Les années 1930 le voient s’imposer comme un maître du théâtre filmé. Devant sa caméra défileront les plus grands : Louis Jouvet, Pierre Fresnay, Orane Demazis… Il fait ses gammes en adaptant plusieurs œuvres de Jean Giono, autre grand écrivain régionaliste : Jofroi (1931) ou encore Un de Baumugnes (1934) sous le titre Angèle. Ce film marque sa première rencontre avec Fernandel, qu’il retrouve en 1937 dans Regain puis dans Le Schpountz (1938), emblématique film à sketchs (« Le général », « Le condamné à mort », etc.).

La consécration vient avec la Trilogie marseillaise regroupant les pièces de théâtre tragique Marius, Fanny et César et leurs adaptations cinématographiques dont il supervise les deux premiers volets.
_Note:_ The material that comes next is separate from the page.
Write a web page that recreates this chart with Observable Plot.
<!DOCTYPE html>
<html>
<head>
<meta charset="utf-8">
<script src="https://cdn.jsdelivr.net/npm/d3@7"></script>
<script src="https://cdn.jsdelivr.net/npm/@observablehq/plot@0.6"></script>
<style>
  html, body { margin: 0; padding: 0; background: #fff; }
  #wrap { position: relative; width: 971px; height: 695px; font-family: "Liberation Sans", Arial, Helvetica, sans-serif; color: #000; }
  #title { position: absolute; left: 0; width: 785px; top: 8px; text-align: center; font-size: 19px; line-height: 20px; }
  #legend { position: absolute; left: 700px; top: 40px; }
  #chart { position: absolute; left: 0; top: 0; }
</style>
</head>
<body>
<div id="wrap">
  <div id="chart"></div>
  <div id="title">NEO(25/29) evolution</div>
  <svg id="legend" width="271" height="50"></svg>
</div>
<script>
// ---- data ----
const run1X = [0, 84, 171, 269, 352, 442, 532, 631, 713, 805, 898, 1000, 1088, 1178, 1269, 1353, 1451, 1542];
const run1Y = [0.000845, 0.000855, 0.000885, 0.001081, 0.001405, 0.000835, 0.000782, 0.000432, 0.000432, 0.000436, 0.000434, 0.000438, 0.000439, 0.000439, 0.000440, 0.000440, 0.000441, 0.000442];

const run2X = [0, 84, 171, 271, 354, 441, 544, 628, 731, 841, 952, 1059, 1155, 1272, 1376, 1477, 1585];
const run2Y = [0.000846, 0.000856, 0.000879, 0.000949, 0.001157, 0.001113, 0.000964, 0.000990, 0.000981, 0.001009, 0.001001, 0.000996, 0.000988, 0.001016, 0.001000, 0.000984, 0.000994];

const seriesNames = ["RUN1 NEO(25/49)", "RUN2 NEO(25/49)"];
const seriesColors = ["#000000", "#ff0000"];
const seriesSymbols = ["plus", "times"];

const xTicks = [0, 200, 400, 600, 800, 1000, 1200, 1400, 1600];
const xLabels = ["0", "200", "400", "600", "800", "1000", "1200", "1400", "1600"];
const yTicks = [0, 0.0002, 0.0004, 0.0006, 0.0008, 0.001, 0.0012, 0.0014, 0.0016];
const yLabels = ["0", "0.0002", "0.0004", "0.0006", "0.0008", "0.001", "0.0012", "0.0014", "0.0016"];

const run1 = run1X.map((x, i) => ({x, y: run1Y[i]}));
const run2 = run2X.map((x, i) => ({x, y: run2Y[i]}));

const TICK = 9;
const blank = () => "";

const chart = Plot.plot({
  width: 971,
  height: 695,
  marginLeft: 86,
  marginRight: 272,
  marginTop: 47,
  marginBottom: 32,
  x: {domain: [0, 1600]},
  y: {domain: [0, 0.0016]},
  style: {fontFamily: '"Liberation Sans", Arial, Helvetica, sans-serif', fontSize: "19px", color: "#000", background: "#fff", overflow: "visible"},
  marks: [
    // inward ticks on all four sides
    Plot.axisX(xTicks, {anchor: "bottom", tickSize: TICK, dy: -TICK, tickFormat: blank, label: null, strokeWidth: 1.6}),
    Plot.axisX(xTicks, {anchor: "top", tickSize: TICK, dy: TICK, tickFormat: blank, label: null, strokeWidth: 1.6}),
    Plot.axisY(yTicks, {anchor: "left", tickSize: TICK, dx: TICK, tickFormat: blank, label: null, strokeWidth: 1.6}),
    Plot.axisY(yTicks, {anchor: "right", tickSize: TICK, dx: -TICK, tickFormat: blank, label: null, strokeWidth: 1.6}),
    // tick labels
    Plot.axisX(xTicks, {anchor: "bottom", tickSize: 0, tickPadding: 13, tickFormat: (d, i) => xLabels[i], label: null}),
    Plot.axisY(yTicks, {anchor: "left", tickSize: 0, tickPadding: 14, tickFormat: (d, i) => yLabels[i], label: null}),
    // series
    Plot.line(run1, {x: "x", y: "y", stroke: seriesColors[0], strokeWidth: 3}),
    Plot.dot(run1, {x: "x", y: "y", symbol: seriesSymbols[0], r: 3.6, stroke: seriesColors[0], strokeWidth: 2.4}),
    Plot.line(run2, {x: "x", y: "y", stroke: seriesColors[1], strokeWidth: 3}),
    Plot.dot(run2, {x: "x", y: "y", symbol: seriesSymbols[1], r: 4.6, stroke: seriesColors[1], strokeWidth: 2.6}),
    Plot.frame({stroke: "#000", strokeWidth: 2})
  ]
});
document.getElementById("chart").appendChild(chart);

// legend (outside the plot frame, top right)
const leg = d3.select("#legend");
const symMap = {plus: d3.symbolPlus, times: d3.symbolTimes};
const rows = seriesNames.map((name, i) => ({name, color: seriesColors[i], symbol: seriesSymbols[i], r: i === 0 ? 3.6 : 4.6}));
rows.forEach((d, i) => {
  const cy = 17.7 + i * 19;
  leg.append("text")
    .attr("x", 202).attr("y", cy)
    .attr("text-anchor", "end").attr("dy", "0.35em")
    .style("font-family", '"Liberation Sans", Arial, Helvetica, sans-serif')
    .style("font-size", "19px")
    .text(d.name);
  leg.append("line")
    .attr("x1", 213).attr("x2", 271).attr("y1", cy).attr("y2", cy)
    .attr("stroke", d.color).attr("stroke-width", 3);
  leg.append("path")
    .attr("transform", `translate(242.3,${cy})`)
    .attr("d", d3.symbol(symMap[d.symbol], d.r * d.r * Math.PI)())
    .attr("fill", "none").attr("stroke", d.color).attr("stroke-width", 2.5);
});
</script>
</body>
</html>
Le dernier, César (1936), est réalisé par Pagnol lui-même avant d’être adapté dix ans plus tard au théâtre.

Pagnol et la musique


Il n’y a pas que l’accent qui chante chez Pagnol. La musique populaire aussi, notamment à travers les refrains de son ami Vincent Scotto enrichissant sa mythologie personnelle. Casimir Oberfeld, compositeur de chansons à succès pendant les Années folles, notamment pour Fernandel, signe quant à lui les musiques emblématiques du film Le Schpountz.

Obsédé par l’aspect sonore de ses films*, Pagnol engage aussi des symphonistes comme Arthur Honegger dont la Première symphonie est partiellement utilisée dans Regain. Dans La Belle Meunière (1948), son premier film en couleur, la musique devient même un élément narratif. Ne choisit-il pas Tino Rossi pour incarner Franz Schubert ?

Le Pagnol du Paradis perdu


Pagnol a beau devenir le premier homme de cinéma élu à l’Académie française le 20 septembre 1946, son esthétique est vue comme appartenant désormais à l’avant-guerre. À la sortie de Manon des sources en 1952, le public n’est donc plus au rendez-vous.

Alors que la télévision redonne vie à ses anciens films, l’artiste se tourne davantage vers la littérature. Il entame Souvenirs d’enfance, série de romans biographiques qui le placent au premier plan de l’actualité littéraire : La Gloire de mon père et Le Château de ma mère (1957), Le Temps des secrets (1960) puis Le Temps des amours paru à titre posthume en 1977. Autant de refuges dans un passé idéalisé mais non stéréotypé.

Souffrant d’un cancer, Pagnol meurt le 18 avril 1974, à Paris. Sur sa tombe, en guise d’épitaphe, une citation de Virgile en latin : « Il aimait les sources, ses amis, sa femme » (« Fontes amicos uxorem dilexit »). Son œuvre protéiforme résonne toujours comme un témoignage immortel de la vie et de la culture marseillaises.

*Voir l’article universitaire « Musique et cinématurgie chez Marcel Pagnol » de Jérôme Rossi et Sylvain Pfeffer.